- [PROBLEM TO WORK ON]
Reproduce the listing below character for character; drop every image.

- [DATASET EXTRACT]
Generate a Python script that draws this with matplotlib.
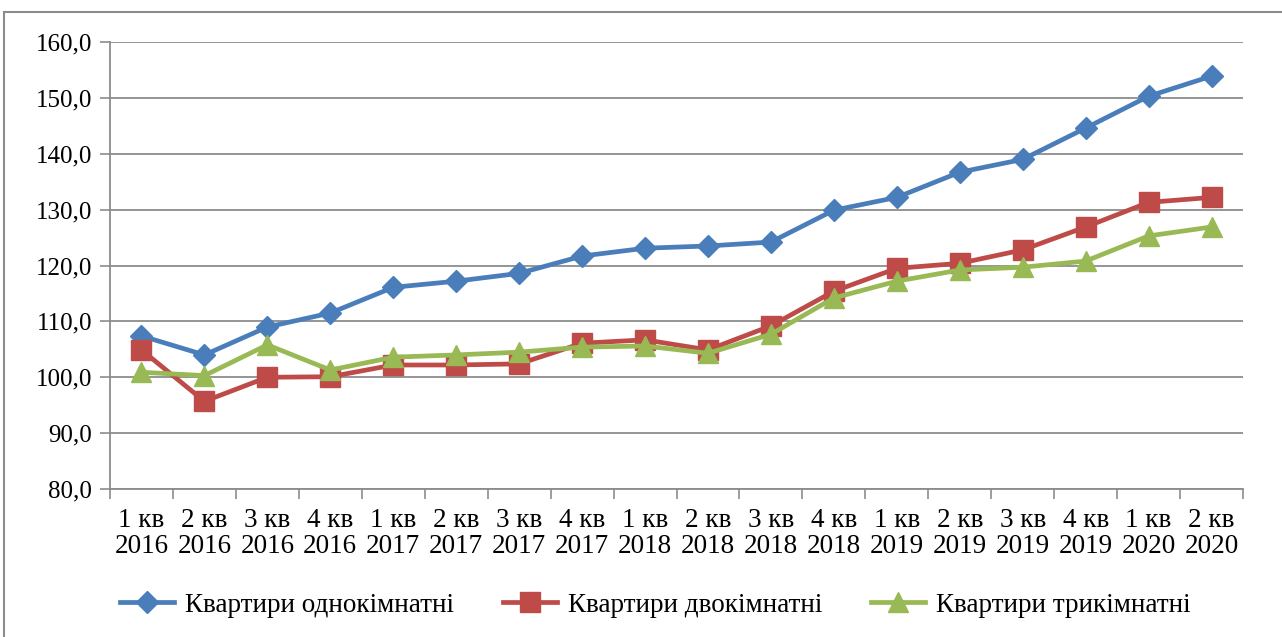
import matplotlib.pyplot as plt
import numpy as np
from matplotlib.patches import Rectangle

plt.rcParams['font.family'] = ['Liberation Serif', 'DejaVu Serif']

# quarters
quarters = ["1 кв", "2 кв", "3 кв", "4 кв"] * 4 + ["1 кв", "2 кв"]
years = ["2016"] * 4 + ["2017"] * 4 + ["2018"] * 4 + ["2019"] * 4 + ["2020"] * 2
labels = [q + "\n" + y for q, y in zip(quarters, years)]

one_room = [107.4, 104.0, 109.0, 111.5, 116.1, 117.2, 118.6, 121.7, 123.1,
            123.5, 124.2, 129.9, 132.2, 136.7, 139.0, 144.6, 150.3, 153.9]
two_room = [104.9, 95.7, 100.0, 100.1, 102.2, 102.2, 102.4, 106.1, 106.7,
            104.9, 109.2, 115.4, 119.5, 120.4, 122.8, 126.9, 131.3, 132.2]
three_room = [100.9, 100.3, 105.8, 101.3, 103.6, 104.0, 104.5, 105.4, 105.6,
              104.3, 107.7, 114.2, 117.2, 119.2, 119.7, 120.8, 125.3, 126.9]

series_names = ["Квартири однокімнатні", "Квартири двокімнатні", "Квартири трикімнатні"]

fig = plt.figure(figsize=(12.82, 6.37), dpi=100)
ax = fig.add_axes([0.0858, 0.2323, 0.8838, 0.7017])

# outer frame (right edge runs off the picture)
fig.patches.append(Rectangle((0.003, -0.05), 1.05, 1.031, transform=fig.transFigure,
                             fill=False, edgecolor="#8c8c8c", linewidth=1.5))

x = np.arange(len(labels))
ax.plot(x, one_room, color="#4a7ebb", lw=3.4, marker="D", markersize=11, label=series_names[0])
ax.plot(x, two_room, color="#be4b48", lw=3.4, marker="s", markersize=14, label=series_names[1])
ax.plot(x, three_room, color="#98b954", lw=3.4, marker="^", markersize=14, label=series_names[2])

ax.set_ylim(80, 160)
ax.set_xlim(-0.5, len(labels) - 0.5)
ax.set_yticks(np.arange(80, 161, 10))
ax.set_yticklabels([f"{v:.1f}".replace(".", ",") for v in np.arange(80, 161, 10)], fontsize=18)
ax.set_xticks(x)
ax.set_xticklabels(labels, fontsize=19.5, linespacing=1.05)
ax.set_xticks(np.arange(-0.5, len(labels), 1), minor=True)
ax.tick_params(axis="x", which="major", length=0, pad=14)
ax.tick_params(axis="x", which="minor", length=7, color="#8c8c8c", width=1.2)
ax.tick_params(axis="y", length=7, color="#8c8c8c", width=1.2, pad=6)

ax.grid(axis="y", color="#8c8c8c", lw=1.3)
ax.set_axisbelow(True)
for s in ["top", "right"]:
    ax.spines[s].set_visible(False)
for s in ["left", "bottom"]:
    ax.spines[s].set_color("#8c8c8c")
    ax.spines[s].set_linewidth(1.3)

fig.legend(loc="center", bbox_to_anchor=(0.511, 0.05), ncol=3, frameon=False,
           fontsize=19.5, columnspacing=1.8, handlelength=2.0, handletextpad=0.4)

fig.savefig("out.png", dpi=100)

- [SOLVED PROBLEM]
Generate a Python script that draws this with matplotlib.
import matplotlib.pyplot as plt
import numpy as np
from matplotlib.patches import Rectangle

plt.rcParams['font.family'] = ['Liberation Serif', 'DejaVu Serif']

# quarters
quarters = ["1 кв", "2 кв", "3 кв", "4 кв"] * 4 + ["1 кв", "2 кв"]
years = ["2016"] * 4 + ["2017"] * 4 + ["2018"] * 4 + ["2019"] * 4 + ["2020"] * 2
labels = [q + "\n" + y for q, y in zip(quarters, years)]

one_room = [107.4, 104.0, 109.0, 111.5, 116.1, 117.2, 118.6, 121.7, 123.1,
            123.5, 124.2, 129.9, 132.2, 136.7, 139.0, 144.6, 150.3, 153.9]
two_room = [104.9, 95.7, 100.0, 100.1, 102.2, 102.2, 102.4, 106.1, 106.7,
            104.9, 109.2, 115.4, 119.5, 120.4, 122.8, 126.9, 131.3, 132.2]
three_room = [100.9, 100.3, 105.8, 101.3, 103.6, 104.0, 104.5, 105.4, 105.6,
              104.3, 107.7, 114.2, 117.2, 119.2, 119.7, 120.8, 125.3, 126.9]

series_names = ["Квартири однокімнатні", "Квартири двокімнатні", "Квартири трикімнатні"]

fig = plt.figure(figsize=(12.82, 6.37), dpi=100)
ax = fig.add_axes([0.0858, 0.2323, 0.8838, 0.7017])

# outer frame (right edge runs off the picture)
fig.patches.append(Rectangle((0.003, -0.05), 1.05, 1.031, transform=fig.transFigure,
                             fill=False, edgecolor="#8c8c8c", linewidth=1.5))

x = np.arange(len(labels))
ax.plot(x, one_room, color="#4a7ebb", lw=3.4, marker="D", markersize=11, label=series_names[0])
ax.plot(x, two_room, color="#be4b48", lw=3.4, marker="s", markersize=14, label=series_names[1])
ax.plot(x, three_room, color="#98b954", lw=3.4, marker="^", markersize=14, label=series_names[2])

ax.set_ylim(80, 160)
ax.set_xlim(-0.5, len(labels) - 0.5)
ax.set_yticks(np.arange(80, 161, 10))
ax.set_yticklabels([f"{v:.1f}".replace(".", ",") for v in np.arange(80, 161, 10)], fontsize=18)
ax.set_xticks(x)
ax.set_xticklabels(labels, fontsize=19.5, linespacing=1.05)
ax.set_xticks(np.arange(-0.5, len(labels), 1), minor=True)
ax.tick_params(axis="x", which="major", length=0, pad=14)
ax.tick_params(axis="x", which="minor", length=7, color="#8c8c8c", width=1.2)
ax.tick_params(axis="y", length=7, color="#8c8c8c", width=1.2, pad=6)

ax.grid(axis="y", color="#8c8c8c", lw=1.3)
ax.set_axisbelow(True)
for s in ["top", "right"]:
    ax.spines[s].set_visible(False)
for s in ["left", "bottom"]:
    ax.spines[s].set_color("#8c8c8c")
    ax.spines[s].set_linewidth(1.3)

fig.legend(loc="center", bbox_to_anchor=(0.511, 0.05), ncol=3, frameon=False,
           fontsize=19.5, columnspacing=1.8, handlelength=2.0, handletextpad=0.4)

fig.savefig("out.png", dpi=100)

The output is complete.